Now, you must consider three problems:
0 - Of course, global non-const objects are evil (but you already know that, so I'll avoid mentionning multithreading, locks, god-objects, etc.)
1 - The order of construction of objects or different compilation units (i.e. CPP files) is not guaranteed, so you can't hope the object A will be constructed before B if the two objects are instanciated in two different CPPs. This is important if B depends on A. The solution is to move all global objects in the same CPP file, as inside the same compilation unit, the order of instanciation of the objects will be the order of construction (and the inverse of the order of destruction)
2 - There are things that are forbidden to do in the DllMain. Those things are probably forbidden, too, in the constructors. So avoid locking something. See Raymond Chen's excellent blog on the subject:
Some reasons not to do anything scary in your DllMain
Another reason not to do anything scary in your DllMain: Inadvertent deadlock
Some reasons not to do anything scary in your DllMain, part 3
In this case, lazy initialization could be interesting: The classes remain in an "un-initialized" state (internal pointers are NULL, booleans are false, whatever) until you call one of their methods, at which point they'll initialize themselves. If you use those objects inside the main (or one of the main's descendant functions), you'll be ok because they will be called after execution of DllMain.

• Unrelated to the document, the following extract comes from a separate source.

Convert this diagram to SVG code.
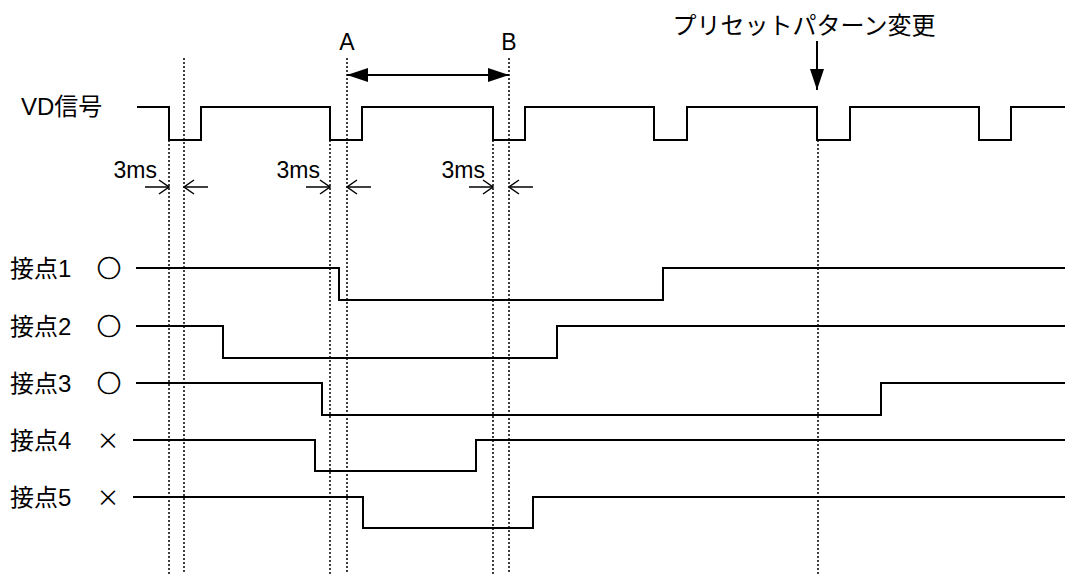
<svg xmlns="http://www.w3.org/2000/svg" width="1065" height="574" viewBox="0 0 1065 574">
<style>
text{font-family:"Liberation Sans","Noto Sans CJK JP",sans-serif;font-size:23px;fill:#000}
.jp{font-size:24px}
.sym{font-family:"Noto Sans CJK JP",sans-serif;font-size:24px;stroke:#000;stroke-width:0.7}
.x{font-family:"Noto Sans CJK JP",sans-serif;font-size:23px}
.sig{fill:none;stroke:#000;stroke-width:2}
.dot{fill:none;stroke:#000;stroke-width:1.5;stroke-dasharray:2,2}
.dim{fill:none;stroke:#000;stroke-width:1.5}
.big{fill:none;stroke:#000;stroke-width:2}
</style>
<defs>
<marker id="open" markerUnits="userSpaceOnUse" markerWidth="14" markerHeight="16" viewBox="-1 -8 13 16" refX="10" refY="0" orient="auto">
<path d="M0,-7 L10,0 L0,7" fill="none" stroke="#000" stroke-width="1.5"/>
</marker>
<marker id="solid" markerUnits="userSpaceOnUse" markerWidth="22" markerHeight="16" viewBox="0 -8 22 16" refX="21" refY="0" orient="auto-start-reverse">
<path d="M0,-7 L21,0 L0,7 Z" fill="#000"/>
</marker>
</defs>
<rect width="1065" height="574" fill="#fff"/>

<g id="guides">
<line class="dot" x1="169" y1="140" x2="169" y2="574"/>
<line class="dot" x1="184" y1="58" x2="184" y2="574"/>
<line class="dot" x1="330" y1="140" x2="330" y2="574"/>
<line class="dot" x1="347" y1="58" x2="347" y2="574"/>
<line class="dot" x1="493" y1="140" x2="493" y2="574"/>
<line class="dot" x1="509" y1="58" x2="509" y2="574"/>
<line class="dot" x1="818" y1="140" x2="818" y2="574"/>
</g>

<g id="vd">
<text class="jp" x="21" y="115">VD信号</text>
<path class="sig" d="M137,107 H169 V140 H201 V107 H330 V140 H362 V107 H493 V140 H525 V107 H654 V140 H687 V107 H817 V140 H850 V107 H979 V140 H1011 V107 H1065"/>
</g>

<g id="c1">
<text class="jp" x="10" y="277">接点1</text><text class="sym" x="109" y="277" text-anchor="middle">○</text>
<path class="sig" d="M136,268 H339 V300 H663 V268 H1065"/>
</g>
<g id="c2">
<text class="jp" x="10" y="335">接点2</text><text class="sym" x="109" y="335" text-anchor="middle">○</text>
<path class="sig" d="M136,326 H223 V358 H557 V326 H1065"/>
</g>
<g id="c3">
<text class="jp" x="10" y="392">接点3</text><text class="sym" x="109" y="392" text-anchor="middle">○</text>
<path class="sig" d="M136,383 H322 V415 H881 V383 H1065"/>
</g>
<g id="c4">
<text class="jp" x="10" y="449">接点4</text><text class="x" x="108" y="449" text-anchor="middle">×</text>
<path class="sig" d="M133,440 H315 V471 H476 V440 H1065"/>
</g>
<g id="c5">
<text class="jp" x="10" y="506">接点5</text><text class="x" x="108" y="506" text-anchor="middle">×</text>
<path class="sig" d="M133,497 H363 V528 H533 V497 H1065"/>
</g>

<g id="labels">
<text x="347" y="50" text-anchor="middle">A</text>
<text x="509" y="50" text-anchor="middle">B</text>
<text class="jp" x="804" y="34" text-anchor="middle">プリセットパターン変更</text>
<text x="157" y="178" text-anchor="end">3ms</text>
<text x="320" y="178" text-anchor="end">3ms</text>
<text x="485" y="178" text-anchor="end">3ms</text>
</g>

<g id="connectors">
<line class="big" x1="347" y1="75" x2="509" y2="75" marker-start="url(#solid)" marker-end="url(#solid)"/>
<line class="big" x1="817" y1="41" x2="817" y2="90" marker-end="url(#solid)"/>
<line class="dim" x1="145" y1="187" x2="169" y2="187" marker-end="url(#open)"/>
<line class="dim" x1="208" y1="187" x2="184" y2="187" marker-end="url(#open)"/>
<line class="dim" x1="306" y1="187" x2="330" y2="187" marker-end="url(#open)"/>
<line class="dim" x1="371" y1="187" x2="347" y2="187" marker-end="url(#open)"/>
<line class="dim" x1="469" y1="187" x2="493" y2="187" marker-end="url(#open)"/>
<line class="dim" x1="533" y1="187" x2="509" y2="187" marker-end="url(#open)"/>
</g>
</svg>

3 - Of course, if some global objects in DLL A depend on global objects in DLL B, you should be very very careful about DLL loading order, and thus dependancies. In this case, DLLs with direct or indirect circular dependancies will cause you an insane amount of headaches. The best solution is to break the circular dependancies.
P.S.: Note that in C++, constructor can throw, and you don't want an exception in the middle of a DLL loading, so be sure your global objects won't be using exception without a very, very good reason. As correctly written destructors are not authorized to throw, the DLL unloading should be ok in this case.
This page from Microsoft goes into the details of DLL initialization and destruction of globals:
http://msdn.microsoft.com/en-us/library/988ye33t.aspx
If you want to see the actual code that gets executed when linking a .dll, take a look at %ProgramFiles%\Visual Studio 8\vc\crt\src\dllcrt0.c.
From inspection, destructors will be called via _cexit() when the internal reference count maintained by the dll CRT hits zero.
It should be called when either the application ends or the DLL is unloaded, whichever comes first. Note that this is somewhat dependent on the actual runtime you're compiling against.
Also, beware non-trivial destructors as there are both timing and ordering issues. Your DLL may be unloaded after a DLL your destructor relies on, which would obviously cause issues.
In windows binary image files with extension *.exe, *.dll are in PE format
Such files have Entry Point. You can view it with dumpbin tool like
dumpbin /headers dllname.dll
If you use C runtime from Microsoft, then your entry point will be something like
*CRTStartup or *DllMainCRTStartup
Such functions perform initialization of c and c++ runtime and delegate execution to (main, WinMain) or to DllMain respectively.
If you use Microsofts VC compiler then you can watch at source code of this functions in yours VC directory:
crt0.c
dllcrt0.c
DllMainCRTStartup process all things need to init/deinit your global variables from .data sections in normal scenario, when it retrive notification DLL_PROCESS_DETACH during dll unload. For example:
main or WinMain of startup thread of program returns control flow
you explictly call FreeLibrary and use-dll-counter is zero
When DllMain with fdwReason = DLL_PROCESS_DETACH parameter is called it means the DLL is unloaded by the application. This is the time before the destructor of global/static objects gets called.